Passing off in IPR

Passing off is a common law tort that protects the goodwill and reputation of a business from being misused or exploited by another party. It occurs when one party misrepresents their goods, services, or business as being associated with or endorsed by another party, thereby causing confusion among consumers and potentially harming the original business’s reputation or market share.

Key Elements of Passing Off

To succeed in a claim for passing off, the following elements, often referred to as the "Classic Trinity," must typically be proven:

1.    Goodwill:

o   The plaintiff must show that they have established goodwill or reputation in the goods, services, or brand name they are seeking to protect.

o  Goodwill refers to the positive association consumers have with a business, its products, or services.

2.    Misrepresentation:

o   The defendant must have made a false representation to the public, either directly or indirectly, that their goods, services, or business are associated with the plaintiff's.

o   This misrepresentation must be likely to deceive or confuse the public.

3.    Damage:

o   The plaintiff must demonstrate that the misrepresentation has caused, or is likely to cause, harm to their business, such as loss of sales, reputation, or market share.

Examples of Passing Off

1.    Imitating a Brand Name or Logo:

o   A business uses a name or logo strikingly similar to a well-known brand to mislead customers into thinking they are affiliated.

o   Example: Selling "Adibas" shoes with a logo similar to Adidas.

2.    Copying Product Appearance:

o   Packaging, labeling, or design of a product is made to resemble another well-known product to confuse consumers.

o   Example: A beverage company creating bottles that look identical to a popular cola brand.

3.    False Endorsement or Association:

o   A business falsely claims or implies endorsement by a celebrity, organization, or another business.

o   Example: Advertising a product with a logo or tagline suggesting it is linked to a well-known brand without authorization.

4.    Mimicking a Service Offering:

o   A company adopts a service name or description closely resembling another’s, misleading customers about the origin or quality of the service.

Legal Principles of Passing Off

Passing off laws aim to ensure:

  • Fair Competition: Preventing businesses from unfairly benefiting from another's reputation or investment in building their brand.
  • Consumer Protection: Ensuring consumers are not deceived into buying goods or services under false pretenses.
  • Preservation of Goodwill: Protecting the value and trust a business has cultivated with its customers.

Remedies for Passing Off

If a passing off claim is successful, the plaintiff may be entitled to the following remedies:

1.    Injunction: A court order requiring the defendant to stop using the deceptive marks, branding, or representation.

2.    Damages: Compensation for losses suffered as a result of the passing off.

3.    Account of Profits: The defendant may be required to surrender profits earned through the deceptive practice.

4.    Delivery Up: Ordering the infringing goods to be delivered to the plaintiff for destruction or disposal.
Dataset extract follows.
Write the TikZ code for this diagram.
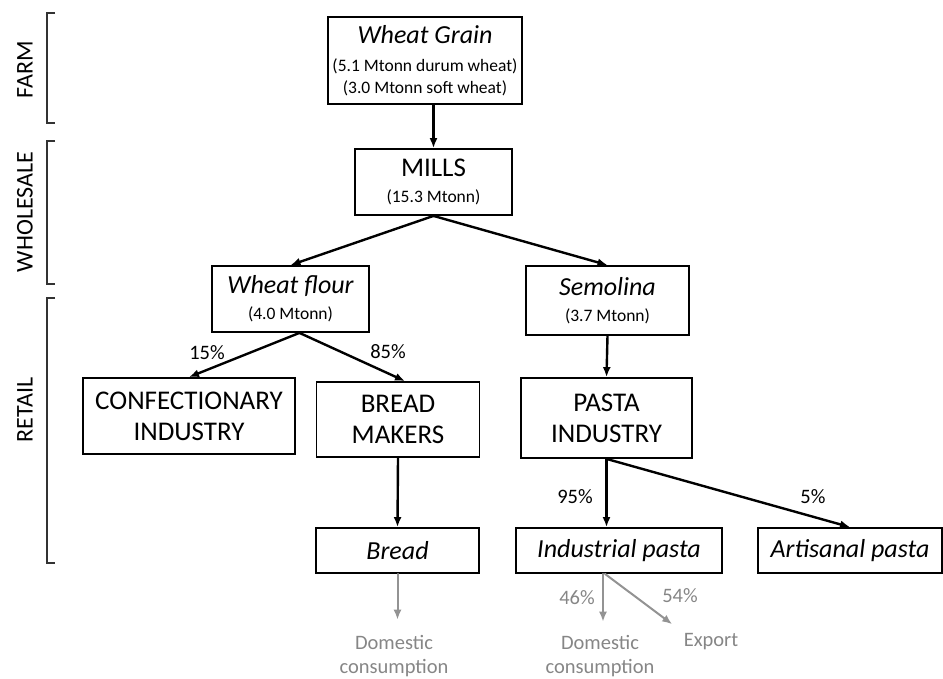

Passing Off vs. Trademark Infringement

While both passing off and trademark infringement aim to protect business identities, they differ in some key ways:

  • Trademark Infringement: Applies when the plaintiff has a registered trademark, making it easier to prove infringement.
  • Passing Off: Protects unregistered trademarks and relies on the plaintiff proving goodwill, misrepresentation, and damage.

Example Case

If "Brand A" has a distinctive logo and packaging design for its chocolate, and "Brand B" starts selling chocolates in packaging and with branding that closely imitates "Brand A," Brand A could file a passing off claim. If customers are likely to buy Brand B’s chocolates thinking they are from Brand A, this could constitute passing off, harming Brand A’s reputation and sales.

Passing off serves as a critical tool to safeguard businesses and consumers from deceptive practices, ensuring ethical conduct in the marketplace.